◆ TASK DIRECTIONS ◆
Print, word for word, every line from the beginning of the listing up to and including the line with "(22,1313) -- (1203,1313);". Pictures are to be excluded.

◆ INFORMATION SUPPLIED ◆
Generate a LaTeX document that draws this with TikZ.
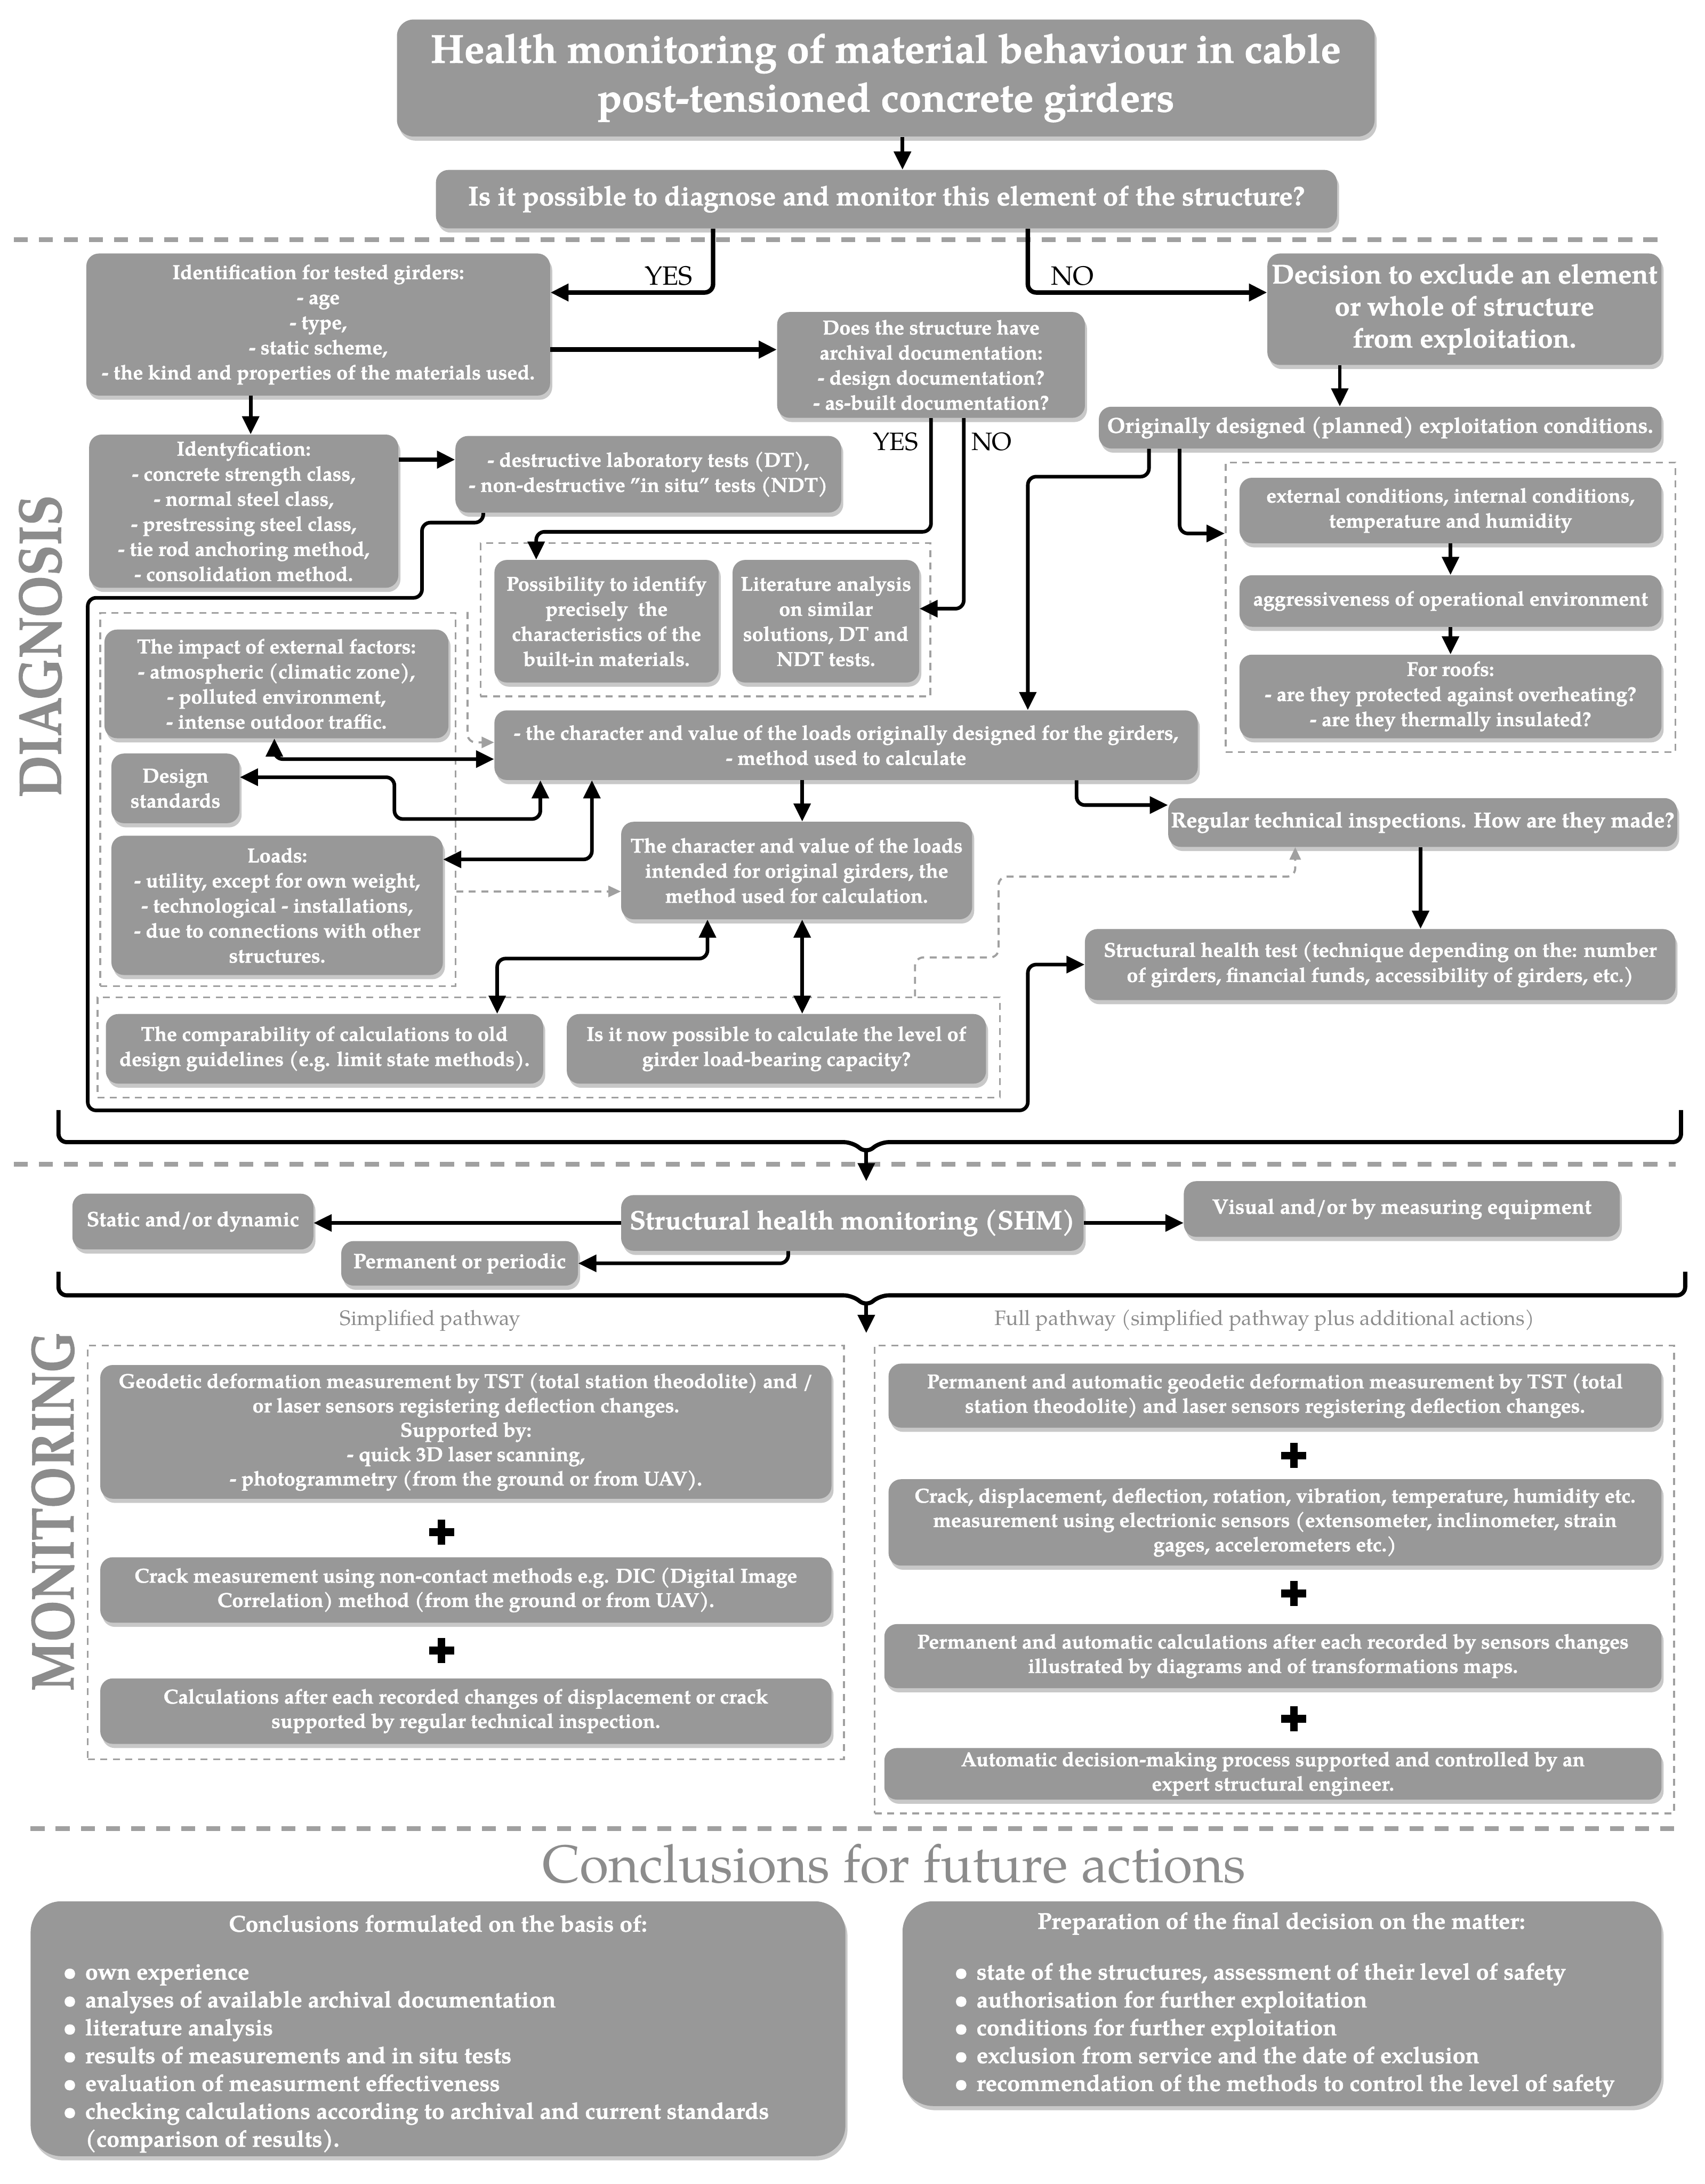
\documentclass[tikz,border=0pt]{standalone}
\usepackage{fontspec}
\setmainfont{texgyrepagella}[Extension=.otf, UprightFont=*-regular, BoldFont=*-bold, ItalicFont=*-italic, BoldItalicFont=*-bolditalic, BoldFeatures={FakeBold=1.2}]
\usetikzlibrary{arrows.meta,shadows,calc}
\definecolor{boxgray}{RGB}{152,152,152}
\definecolor{shadowgray}{RGB}{200,200,200}
\definecolor{sepgray}{RGB}{160,160,160}
\definecolor{labgray}{RGB}{140,140,140}
\newcommand\fs[2]{\fontsize{#1}{#2}\selectfont}
\newcommand\boxat[7]{\node[box,minimum width={(#4)-(#2)},minimum height={(#5)-(#3)},#6] (#1) at ({((#2)+(#4))/2},{((#3)+(#5))/2}) {#7};}
\newcommand\grpat[5]{\node[grp,minimum width={(#4)-(#2)},minimum height={(#5)-(#3)},inner sep=0pt] (#1) at ({((#2)+(#4))/2},{((#3)+(#5))/2}) {};}
\newcommand\plusmark{\makebox[0pt]{\rule[-9pt]{5.5pt}{18pt}}\makebox[0pt]{\rule[-2.75pt]{18pt}{5.5pt}}}
\tikzset{
 box/.style={rounded corners=9pt, fill=boxgray, text=white, align=center, inner sep=2pt,
   font=\bfseries\fs{14.5}{18},
   drop shadow={shadow xshift=1.5pt, shadow yshift=-3pt, fill=shadowgray, opacity=1}},
 grp/.style={draw=sepgray, line width=1.3pt, dash pattern=on 5pt off 4pt},
 sep/.style={draw=sepgray, line width=3.5pt, dash pattern=on 10pt off 8pt},
 con/.style={draw=black, line width=2.6pt, rounded corners=6pt},
 arr/.style={con, -{Triangle[length=13pt,width=12pt]}},
 darr/.style={con, {Triangle[length=13pt,width=12pt]}-{Triangle[length=13pt,width=12pt]}},
 garr/.style={draw=sepgray, line width=1.5pt, dash pattern=on 5pt off 4pt, rounded corners=6pt, -{Triangle[length=9pt,width=8pt]}},
 lab/.style={font=\fs{18}{20}, text=black, inner sep=0pt},
 glab/.style={font=\fs{15}{18}, text=labgray, inner sep=0pt},
 ctext/.style={font=\bfseries\fs{16.5}{20}, text=white, inner sep=0pt},
 plus/.style={inner sep=0pt, text=black},
}
\begin{document}
\begin{tikzpicture}[x=1pt,y=-1pt]
\fill[white] (0,0) rectangle (1224,1568);
\useasboundingbox (0,0) rectangle (1224,1568);

% separators
\draw[sep] (10,172) -- (1190,172);
\draw[sep] (10,836) -- (1203,836);
\draw[sep] (22,1313) -- (1203,1313);

% side labels
\node[text=labgray, rotate=90, inner sep=0pt] (diag) at (29,464) {\resizebox{217pt}{30pt}{\bfseries DIAGNOSIS}};
\node[text=labgray, rotate=90, inner sep=0pt] (moni) at (38,1085) {\resizebox{258pt}{30pt}{\bfseries MONITORING}};

% group boxes
\grpat{gPoss}{345}{390}{668}{500}
\grpat{gLeft}{72}{440}{327}{708}
\grpat{gBot}{70}{716}{718}{788}
\grpat{gRight}{880}{332}{1203}{540}
\grpat{gSimp}{63}{966}{606}{1263}
\grpat{gFull}{628}{966}{1202}{1302}

% boxes
\boxat{title}{285}{14}{987}{98}{font=\bfseries\fs{29}{35}, rounded corners=12pt}{Health monitoring of material behaviour in cable\\post-tensioned concrete girders}
\boxat{q}{313}{122}{960}{164}{font=\bfseries\fs{19.5}{22}}{Is it possible to diagnose and monitor this element of the structure?}
\boxat{id1}{62}{182}{395}{284}{}{Identification for tested girders:\\- age\\- type,\\- static scheme,\\- the kind and properties of the materials used.}
\boxat{arch}{558}{224}{779}{300}{}{Does the structure have\\archival documentation:\\- design documentation?\\- as-built documentation?}
\boxat{dec}{910}{182}{1193}{262}{font=\bfseries\fs{19.5}{23}}{Decision to exclude an element\\or whole of structure\\from exploitation.}
\boxat{orig}{789}{292}{1193}{322}{font=\bfseries\fs{15.5}{18}}{Originally designed (planned) exploitation conditions.}
\boxat{id2}{64}{312}{286}{422}{}{Identyfication:\\- concrete strength class,\\- normal steel class,\\- prestressing steel class,\\- tie rod anchoring method,\\- consolidation method.}
\boxat{dt}{327}{313}{604}{368}{}{- destructive laboratory tests (DT),\\- non-destructive "in situ" tests (NDT)}
\boxat{poss}{355}{402}{516}{490}{}{Possibility to identify\\precisely\ \ the\\characteristics of the\\built-in materials.}
\boxat{lit}{526}{402}{660}{490}{}{Literature analysis\\on similar\\solutions, DT and\\NDT tests.}
\boxat{impact}{75}{452}{322}{530}{}{The impact of external factors:\\- atmospheric (climatic zone),\\- polluted environment,\\- intense outdoor traffic.}
\boxat{design}{80}{541}{172}{591}{}{Design\\standards}
\boxat{loads}{80}{600}{318}{700}{}{Loads:\\- utility, except for own weight,\\- technological - installations,\\- due to connections with other\\structures.}
\boxat{lorig}{355}{510}{860}{560}{}{- the character and value of the loads originally designed for the girders,\\- method used to calculate}
\boxat{charc}{446}{590}{698}{660}{}{The character and value of the loads\\intended for original girders, the\\method used for calculation.}
\boxat{reg}{840}{573}{1203}{608}{font=\bfseries\fs{15.5}{18}}{Regular technical inspections. How are they made?}
\boxat{sht}{779}{667}{1203}{718}{}{Structural health test (technique depending on the: number\\of girders, financial funds, accessibility of girders, etc.)}
\boxat{comp}{76}{728}{390}{778}{}{The comparability of calculations to old\\design guidelines (e.g. limit state methods).}
\boxat{isnow}{407}{728}{708}{778}{}{Is it now possible to calculate the level of\\girder load-bearing capacity?}
\boxat{extc}{890}{343}{1193}{390}{}{external conditions, internal conditions,\\temperature and humidity}
\boxat{aggr}{890}{413}{1193}{450}{}{aggressiveness of operational environment}
\boxat{roofs}{890}{470}{1193}{530}{}{For roofs:\\- are they protected against overheating?\\- are they thermally insulated?}
\boxat{shm}{446}{858}{778}{898}{font=\bfseries\fs{19}{22}}{Structural health monitoring (SHM)}
\boxat{stat}{52}{857}{225}{897}{font=\bfseries\fs{15}{18}}{Static and/or dynamic}
\boxat{vis}{850}{848}{1163}{888}{font=\bfseries\fs{15}{18}}{Visual and/or by measuring equipment}
\boxat{perm}{245}{891}{415}{923}{font=\bfseries\fs{15}{18}}{Permanent or periodic}
\boxat{geo}{72}{980}{597}{1076}{font=\bfseries\fs{14.5}{17.5}}{Geodetic deformation measurement by TST (total station theodolite) and /\\or laser sensors registering deflection changes.\\Supported by:\\- quick 3D laser scanning,\\- photogrammetry (from the ground or from UAV).}
\boxat{crack}{72}{1118}{597}{1165}{font=\bfseries\fs{14.5}{17.5}}{Crack measurement using non-contact methods e.g. DIC (Digital Image\\Correlation) method (from the ground or from UAV).}
\boxat{calc}{72}{1205}{597}{1252}{font=\bfseries\fs{14.5}{17.5}}{Calculations after each recorded changes of displacement or crack\\supported by regular technical inspection.}
\boxat{pgeo}{638}{979}{1193}{1025}{font=\bfseries\fs{14.5}{17.5}}{Permanent and automatic geodetic deformation measurement by TST (total\\station theodolite) and laser sensors registering deflection changes.}
\boxat{cdisp}{638}{1062}{1193}{1124}{font=\bfseries\fs{14.5}{17.5}}{Crack, displacement, deflection, rotation, vibration, temperature, humidity etc.\\measurement using electrionic sensors (extensometer, inclinometer, strain\\gages, accelerometers etc.)}
\boxat{pcalc}{635}{1166}{1193}{1212}{font=\bfseries\fs{14.5}{17.5}}{Permanent and automatic calculations after each recorded by sensors changes\\illustrated by diagrams and of transformations maps.}
\boxat{auto}{635}{1255}{1193}{1292}{font=\bfseries\fs{14.5}{17.5}}{Automatic decision-making process supported and controlled by an\\expert structural engineer.}
\boxat{concl}{22}{1365}{607}{1548}{rounded corners=22pt}{}
\boxat{prep}{648}{1365}{1193}{1512}{rounded corners=22pt}{}

% conclusion texts
\node[ctext] (conclt) at (314.5,1381) {Conclusions formulated on the basis of:};
\node[ctext, anchor=north west] (concll) at (45,1407) {\begin{tabular}{@{}p{16pt}@{}l@{}}
\textbullet & own experience\\
\textbullet & analyses of available archival documentation\\
\textbullet & literature analysis\\
\textbullet & results of measurements and in situ tests\\
\textbullet & evaluation of measurment effectiveness\\
\textbullet & checking calculations according to archival and current standards\\
 & (comparison of results).
\end{tabular}};
\node[ctext] (prept) at (920,1381) {Preparation of the final decision on the matter:};
\node[ctext, anchor=north west] (prepl) at (685,1407) {\begin{tabular}{@{}p{16pt}@{}l@{}}
\textbullet & state of the structures, assessment of their level of safety\\
\textbullet & authorisation for further exploitation\\
\textbullet & conditions for further exploitation\\
\textbullet & exclusion from service and the date of exclusion\\
\textbullet & recommendation of the methods to control the level of safety
\end{tabular}};

% headings and labels
\node[text=labgray, font=\fs{38}{40}, inner sep=0pt] (conh) at (642,1338) {Conclusions for future actions};
\node[glab] (simp) at (309,948) {Simplified pathway};
\node[glab] (full) at (908,948) {Full pathway (simplified pathway plus additional actions)};
\node[lab, font=\fs{19}{20}] (yes1) at (480,198) {YES};
\node[lab, font=\fs{19}{20}] (no1) at (770,198) {NO};
\node[lab] (yes2) at (643,317) {YES};
\node[lab] (no2) at (712,317) {NO};

% plus signs
\node[plus] (pl1) at (317,1100) {\plusmark};
\node[plus] (pl2) at (317,1185) {\plusmark};
\node[plus] (pl3) at (929,1045) {\plusmark};
\node[plus] (pl4) at (929,1144) {\plusmark};
\node[plus] (pl5) at (929,1234) {\plusmark};

% connectors
\coordinate (c1) at ([xshift=12pt]title.south);
\draw[arr] (c1) -- (c1 |- q.north);
\coordinate (c2) at ([xshift=-124.5pt]q.south);
\coordinate (c2e) at ([yshift=23pt]id1.east);
\draw[arr, line width=3.2pt] (c2) |- (c2e);
\coordinate (c3) at ([xshift=101.5pt]q.south);
\coordinate (c3e) at ([yshift=12pt]dec.west);
\draw[arr, line width=3.2pt] (c3) |- (c3e);
\coordinate (c4) at ([yshift=-18pt]id1.east);
\draw[arr, line width=3.2pt] (c4) -- (c4 -| arch.west);
\coordinate (c5) at ([xshift=-48.5pt]id1.south);
\draw[arr] (c5) -- (c5 |- id2.north);
\coordinate (c6) at ([yshift=37pt]id2.east);
\draw[arr, line width=3.2pt] (c6) -- (c6 -| dt.west);
\coordinate (c7) at ([xshift=-89.5pt]dec.south);
\draw[arr] (c7) -- (c7 |- orig.north);
\coordinate (c8) at ([xshift=-50.5pt]poss.north);
\draw[arr] (arch.south) |- ([yshift=20pt]c8) -- (c8);
\coordinate (c9) at ([yshift=9pt]lit.east);
\draw[arr] ([xshift=23.5pt]arch.south) |- (c9);
\draw[arr] ([xshift=-118.5pt]dt.south) -- ++(0,7) -- ++(-44,0) -- ++(0,54) -- ++(-240,0) -- ++(0,368) -- ++(675,0) |- (sht.west);
\coordinate (c11) at ([xshift=130.5pt]lorig.north);
\draw[arr] ([xshift=-166pt]orig.south) -- ++(0,20) -| (c11);
\coordinate (c12) at ([yshift=53pt]gRight.west);
\draw[arr] ([xshift=-144pt]orig.south) |- (c12);
\draw[arr] (extc.south) -- (aggr.north);
\draw[arr] (aggr.south) -- (roofs.north);
\coordinate (c15) at ([yshift=-10pt]lorig.west);
\draw[darr] ([xshift=-1.5pt]impact.south) |- (c15);
\coordinate (c16) at ([xshift=-219.5pt]lorig.south);
\draw[darr] ([yshift=8pt]design.east) -- ++(111,0) -- ++(0,30) -| (c16);
\coordinate (c17) at ([xshift=-182.5pt]lorig.south);
\draw[darr] ([yshift=33pt]loads.east) -| (c17);
\coordinate (c18) at ([xshift=-31.5pt]lorig.south);
\draw[arr] (c18) -- (c18 |- charc.north);
\coordinate (c19) at ([yshift=12.5pt]reg.west);
\draw[arr] ([xshift=165.5pt]lorig.south) |- (c19);
\coordinate (c20) at ([xshift=-1.5pt]reg.south);
\draw[arr] (c20) -- (c20 |- sht.north);
\coordinate (c21) at ([xshift=124pt]comp.north);
\draw[darr] ([xshift=-64pt]charc.south) -- ++(0,28) -| (c21);
\coordinate (c22) at ([xshift=4pt]charc.south);
\draw[darr] (c22) -- (c22 |- isnow.north);
\coordinate (c23) at ([yshift=-66pt]gLeft.east);
\draw[garr] (c23) -- (c23 -| charc.west);
\coordinate (c24) at ([xshift=-91.5pt]reg.south);
\draw[garr] ([xshift=263pt]gBot.north) -- ++(0,-28) -- ++(60,0) -- ++(0,-58) -| (c24);
\coordinate (c25) at ([yshift=2pt]lorig.west);
\draw[garr] ([xshift=8pt]gLeft.north east) |- (c25);

% braces
\coordinate (b1) at (622,848);
\draw[con, line width=3pt] (42,797) -- (42,820) -- (612,820) -- (622,828) -- (632,820) -- (1207,820) -- (1207,797);
\draw[arr] (622,826) -- (b1);
\coordinate (b2) at (622,957);
\draw[con, line width=3pt] (42,913) -- (42,930) -- (612,930) -- (622,938) -- (632,930) -- (1210,930) -- (1210,913);
\draw[arr] (622,936) -- (b2);

% SHM connectors
\draw[arr] (shm.west) -- (shm.west -| stat.east);
\draw[arr] (shm.east) -- (shm.east -| vis.west);
\draw[arr] ([xshift=-46pt]shm.south) |- (perm.east);
\end{tikzpicture}
\end{document}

◆ CORRECT OUTPUT ◆
Generate a LaTeX document that draws this with TikZ.
\documentclass[tikz,border=0pt]{standalone}
\usepackage{fontspec}
\setmainfont{texgyrepagella}[Extension=.otf, UprightFont=*-regular, BoldFont=*-bold, ItalicFont=*-italic, BoldItalicFont=*-bolditalic, BoldFeatures={FakeBold=1.2}]
\usetikzlibrary{arrows.meta,shadows,calc}
\definecolor{boxgray}{RGB}{152,152,152}
\definecolor{shadowgray}{RGB}{200,200,200}
\definecolor{sepgray}{RGB}{160,160,160}
\definecolor{labgray}{RGB}{140,140,140}
\newcommand\fs[2]{\fontsize{#1}{#2}\selectfont}
\newcommand\boxat[7]{\node[box,minimum width={(#4)-(#2)},minimum height={(#5)-(#3)},#6] (#1) at ({((#2)+(#4))/2},{((#3)+(#5))/2}) {#7};}
\newcommand\grpat[5]{\node[grp,minimum width={(#4)-(#2)},minimum height={(#5)-(#3)},inner sep=0pt] (#1) at ({((#2)+(#4))/2},{((#3)+(#5))/2}) {};}
\newcommand\plusmark{\makebox[0pt]{\rule[-9pt]{5.5pt}{18pt}}\makebox[0pt]{\rule[-2.75pt]{18pt}{5.5pt}}}
\tikzset{
 box/.style={rounded corners=9pt, fill=boxgray, text=white, align=center, inner sep=2pt,
   font=\bfseries\fs{14.5}{18},
   drop shadow={shadow xshift=1.5pt, shadow yshift=-3pt, fill=shadowgray, opacity=1}},
 grp/.style={draw=sepgray, line width=1.3pt, dash pattern=on 5pt off 4pt},
 sep/.style={draw=sepgray, line width=3.5pt, dash pattern=on 10pt off 8pt},
 con/.style={draw=black, line width=2.6pt, rounded corners=6pt},
 arr/.style={con, -{Triangle[length=13pt,width=12pt]}},
 darr/.style={con, {Triangle[length=13pt,width=12pt]}-{Triangle[length=13pt,width=12pt]}},
 garr/.style={draw=sepgray, line width=1.5pt, dash pattern=on 5pt off 4pt, rounded corners=6pt, -{Triangle[length=9pt,width=8pt]}},
 lab/.style={font=\fs{18}{20}, text=black, inner sep=0pt},
 glab/.style={font=\fs{15}{18}, text=labgray, inner sep=0pt},
 ctext/.style={font=\bfseries\fs{16.5}{20}, text=white, inner sep=0pt},
 plus/.style={inner sep=0pt, text=black},
}
\begin{document}
\begin{tikzpicture}[x=1pt,y=-1pt]
\fill[white] (0,0) rectangle (1224,1568);
\useasboundingbox (0,0) rectangle (1224,1568);

% separators
\draw[sep] (10,172) -- (1190,172);
\draw[sep] (10,836) -- (1203,836);
\draw[sep] (22,1313) -- (1203,1313);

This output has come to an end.